Whether that's strictly true is debatable, but there was absolutely no denying the demand for Flesh & Blood, which peaked at No. 2 on Billboard's Top 200 Albums chart while going triple platinum and spinning off four Top 40 hits: the No. 3 "Unskinny Bop," the pensive acoustic ballad "Something to Believe In," which hit No. 4, as well as "Ride the Wind" (No. 38) and "Life Goes On" (No. 35).

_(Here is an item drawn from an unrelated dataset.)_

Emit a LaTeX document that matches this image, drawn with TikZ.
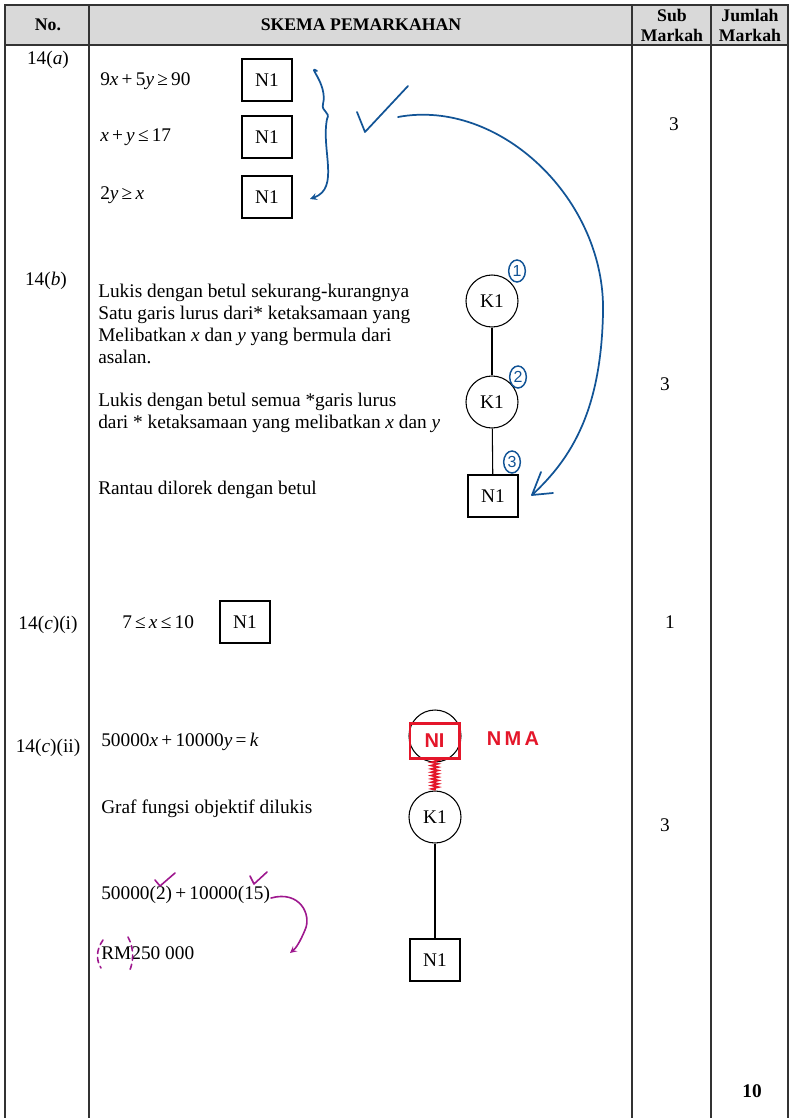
\documentclass[tikz,border=0pt]{standalone}
\usepackage{fontspec}
\setmainfont{Liberation Serif}
\newfontfamily\handfont{Liberation Sans}
\usetikzlibrary{decorations.pathmorphing,shapes.geometric}
\definecolor{pen}{RGB}{18,84,150}
\definecolor{redpen}{RGB}{228,22,42}
\definecolor{purplepen}{RGB}{158,24,142}
\definecolor{headgray}{RGB}{217,217,217}
\newcommand{\xv}{\textit{x}}
\newcommand{\yv}{\textit{y}}
\begin{document}
\begin{tikzpicture}[x=0.75pt,y=-0.75pt,>=stealth,
  every node/.style={font=\fontsize{14.5}{16.3}\selectfont},
  rule/.style={draw=black!80,line width=0.8pt},
  nbox/.style={draw,line width=0.8pt,minimum width=37.5pt,minimum height=31.5pt,inner sep=0pt},
  kcirc/.style={draw,circle,line width=0.8pt,minimum size=39pt,inner sep=0pt},
  txt/.style={anchor=west,inner sep=0pt,align=left},
  head/.style={font=\fontsize{13.3}{15}\selectfont\bfseries,align=center,inner sep=0pt},
  bluepen/.style={draw=pen,line width=1.3pt,line cap=round,line join=round},
  numcirc/.style={ellipse,draw=pen,text=pen,line width=1.1pt,inner sep=0pt,minimum width=12.5pt,minimum height=16.5pt,font=\handfont\fontsize{12}{12}\selectfont},
  redhand/.style={text=redpen,font=\handfont\bfseries\fontsize{15}{15}\selectfont},
  purplehand/.style={draw=purplepen,line width=1.2pt,line cap=round,line join=round}]
\useasboundingbox (0,0) rectangle (789,1118);

% 表の枠
\fill[headgray] (5,5) rectangle (788,45);
\draw[rule] (5,1118) -- (5,5) -- (788,5) -- (788,1118);
\draw[rule] (5,45) -- (788,45);
\draw[rule] (89,5) -- (89,1118);
\draw[rule] (632,5) -- (632,1118);
\draw[rule] (711,5) -- (711,1118);

% 見出し
\node[head] (hno) at (48,25) {No.};
\node[head] (hskema) at (361,25) {SKEMA PEMARKAHAN};
\node[head] (hsub) at (672,25) {Sub\\Markah};
\node[head] (hjumlah) at (750,25) {Jumlah\\Markah};

% 14(a)
\node (qa) at (48,60) {14(\textit{a})};
\node[txt] (a1) at (100,81) {9\xv\,+\,5\yv\,≥\,90};
\node[txt] (a2) at (100,137) {\xv\,+\,\yv\,≤\,17};
\node[txt] (a3) at (100,195) {2\yv\,≥\,\xv};
\node[nbox] (na1) at (267,80) {N1};
\node[nbox] (na2) at (267,137) {N1};
\node[nbox] (na3) at (267,197) {N1};
\node (ma) at (674,124) {3};

% 14(b)
\node (qb) at (46,281) {14(\textit{b})};
\node[txt] (b1) at (98,324) {Lukis dengan betul sekurang-kurangnya\\Satu garis lurus dari* ketaksamaan yang\\Melibatkan \xv\ dan \yv\ yang bermula dari\\asalan.};
\node[txt] (b2) at (98,413) {Lukis dengan betul semua *garis lurus\\dari * ketaksamaan yang melibatkan \xv\ dan \yv};
\node[txt] (b3) at (98,490) {Rantau dilorek dengan betul};
\node[kcirc] (kb1) at (492,301) {K1};
\node[kcirc] (kb2) at (492,402) {K1};
\node[nbox] (nb3) at (493,496) {N1};
\draw[line width=0.8pt] (kb1) -- (kb2);
\draw[line width=0.8pt] (kb2) -- (nb3);
\node (mb) at (665,384) {3};

% 14(c)(i)
\node (qci) at (48,625) {14(\textit{c})(i)};
\node[txt] (ci) at (122,622) {7\,≤\,\xv\,≤\,10};
\node[nbox] (nci) at (245,622) {N1};
\node (mci) at (670,622) {1};

% 14(c)(ii)
\node (qcii) at (48,748) {14(\textit{c})(ii)};
\node[txt] (cii1) at (101,742) {50000\xv\,+\,10000\yv\,=\,\textit{k}};
\node[txt] (cii2) at (101,809) {Graf fungsi objektif dilukis};
\node[txt] (cii3) at (101,895) {50000(2)\,+\,10000(15)};
\node[txt] (cii4) at (101,953) {RM250 000};
\node[kcirc] (kc1) at (435,736) {};
\node[kcirc] (kc2) at (435,817) {K1};
\node[nbox] (nc3) at (435,960) {N1};
\draw[line width=0.8pt] (kc1) -- (kc2);
\draw[line width=0.8pt] (kc2) -- (nc3);
\node (mcii) at (665,825) {3};

% 合計
\node[font=\fontsize{14.5}{16}\selectfont\bfseries] (total) at (752,1091) {10};

% 青ペンの書き込み
\draw[bluepen,->] (317,71) .. controls (306,64) and (328,84) .. (323,104)
  .. controls (321,112) and (331,112) .. (327,119)
  .. controls (321,150) and (340,188) .. (310,199);
\draw[bluepen] (357,112) -- (365,132) -- (408,86);
\coordinate (arrstart) at (398,117);
\coordinate (arrend) at (532,495);
\draw[bluepen] (arrstart) .. controls (500,98) and (606,200) .. (603,313)
  .. controls (601,410) and (572,458) .. (arrend) -- (553,493);
\draw[bluepen] (arrend) -- (541,472);
\node[numcirc] (c1) at (517,271) {1};
\node[numcirc] (c2) at (518,377) {2};
\node[numcirc] (c3) at (512,462) {3};

% 赤ペンの書き込み
\node[redhand,draw=redpen,line width=2pt,minimum width=37pt,minimum height=26pt,inner sep=0pt] (ni) at (434.5,741) {NI};
\node[redhand] (nma) at (513,739) {N\,M\,A};
\draw[redpen,line width=1.3pt,decorate,decoration={zigzag,amplitude=2.5pt,segment length=2.5pt}] (ni.south) -- (kc2.north);

% 紫ペンの書き込み
\draw[purplehand] (155,880) -- (160,886) -- (175,873);
\draw[purplehand] (250,876) -- (254,884) -- (267,872);
\coordinate (pstart) at (271,898);
\coordinate (pend) at (290,953);
\draw[purplehand,->] (pstart) .. controls (300,890) and (312,915) .. (305,930)
  .. controls (300,942) and (296,948) .. (pend);
\draw[purplehand,dashed,dash pattern=on 4pt off 3pt] (103,940) .. controls (96,950) and (96,960) .. (101,968);
\draw[purplehand,dashed,dash pattern=on 4pt off 3pt] (128,937) .. controls (134,948) and (134,962) .. (129,972);
\end{tikzpicture}
\end{document}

Watch the Video for 'Something to Believe In'
Asked to explain the strong sales for Flesh & Blood during a soft year for rock record sales, Michaels admitted, "It's a phenomenon I don't really understand. I think people are ready for a revival of rock, and our music is about the most honest rock 'n' roll you'll find. We've been influenced by a lot of different bands: Led Zeppelin, Van Halen, Aerosmith. Yet while we've crossed a lot of musical paths, we never really jumped on any one thing."

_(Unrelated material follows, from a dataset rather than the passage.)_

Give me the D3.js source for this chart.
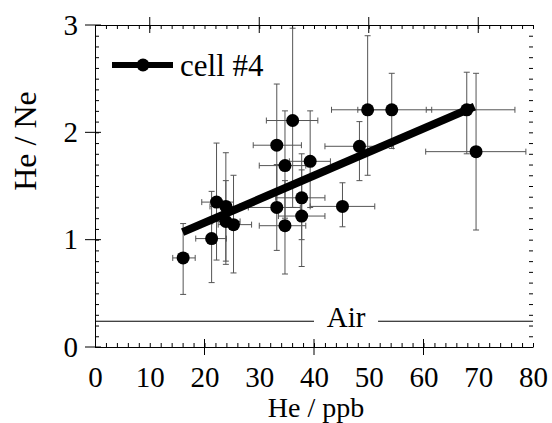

Poison's path was about to hit something of a dead end. Although Flesh & Blood was an inarguable triumph for the band, more turbulent times were just around the corner: By 1993, guitarist C.C. DeVille was out of the lineup, and a massive influx of younger, grittier bands at rock radio elbowed their next studio album, Native Tongue, out of the Top 10. The rest of the decade found the band struggling with label difficulties and lost momentum, and although they've since reunited with DeVille, recent years have seen the members openly struggling with their lack of activity.
For Rockett, Flesh & Blood still represents the best of what Poison had to offer in their early years.
"We had reached our apex with C.C. on that record. If he was straight and focused, we could have done another great album with him. But, the way things were going, it wasn't going to happen," he told JAM! during a 2014 interview. "After that tour, there was no way the four of us could make another record together. If by some miracle we had gone into the studio and made an album, it would have not been released."